Although it pains me to say so, I think I must agree with the odious Michael Weinstein, the head of AIDS Healthcare Foundation, the world's largest AIDS services organization, who the article delicately refers to as "an outspoken and sometimes controversial figure in AIDS prevention" (to say the least!). It is highly unlikely that the commercial sex venues are going to succeed in this lawsuit. So, what is the point of the lawsuit? Well, let's look at the history of how we got to this point.

This most recent ordinance was approved by the County Board of Supervisors January 17, 2006 after more than a year and a half of negotiations with the targeted businesses themselves. In September 2004, the Board of Supervisors had approved the original ordinance which led to the most recent regulations which the nine bathhouses and two sex clubs are now suing to say do not apply to them. There's no question in my mind that the definition of "commercial sex venue" defined in the ordinance does indeed allow them to be regulated in this manner (or basically any manner the County sees fit). In fact, Los Angeles County Public Health Officer Jonathan Fielding probably already has the power to close all commercial sex venues as part of a public health emergency. Clearly, the owners of these venues don't want to see this happen.

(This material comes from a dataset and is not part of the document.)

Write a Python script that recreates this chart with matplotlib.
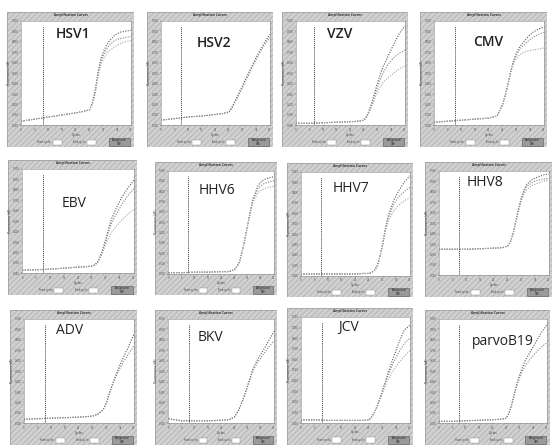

What these businesses should be doing is not making laughable claims of violations of constitutional freedoms of expression, peaceful assembly and privacy, but instead arguing that the ordinance is excessively overbroad and that they are being subject to unfair prosecution. What business does not have a bathroom? Doesn't a bathroom with a locked door "allow, facilitate and/or provide a facilit[y] for its patrons or members to engage in high-risk sexual contact while on the premises"? Of course, just because a business has an area in which high-risk sexual contact could occur, does not mean that this is "one of the primary purposes" of this business. This is my point. This question is a matter of judgment. Who decides?

I think this argument ("There are lots of businesses one could could construe as a commercial sex venue under this definition, why are you picking on us?") is a more fruitful venue of attack on the County's commercial sex venue regulation than to say that the County is "imposing 'excessive fines and cruel and/or unusual punishment'" on the businesses. How different are "Rage," "Here Lounge," "Circus of Books" or "24 Hour Fitness West Hollywood" different from "the Hollywood Spa" when viewed through the prism of the ordinance's definition of a commercial sex venue?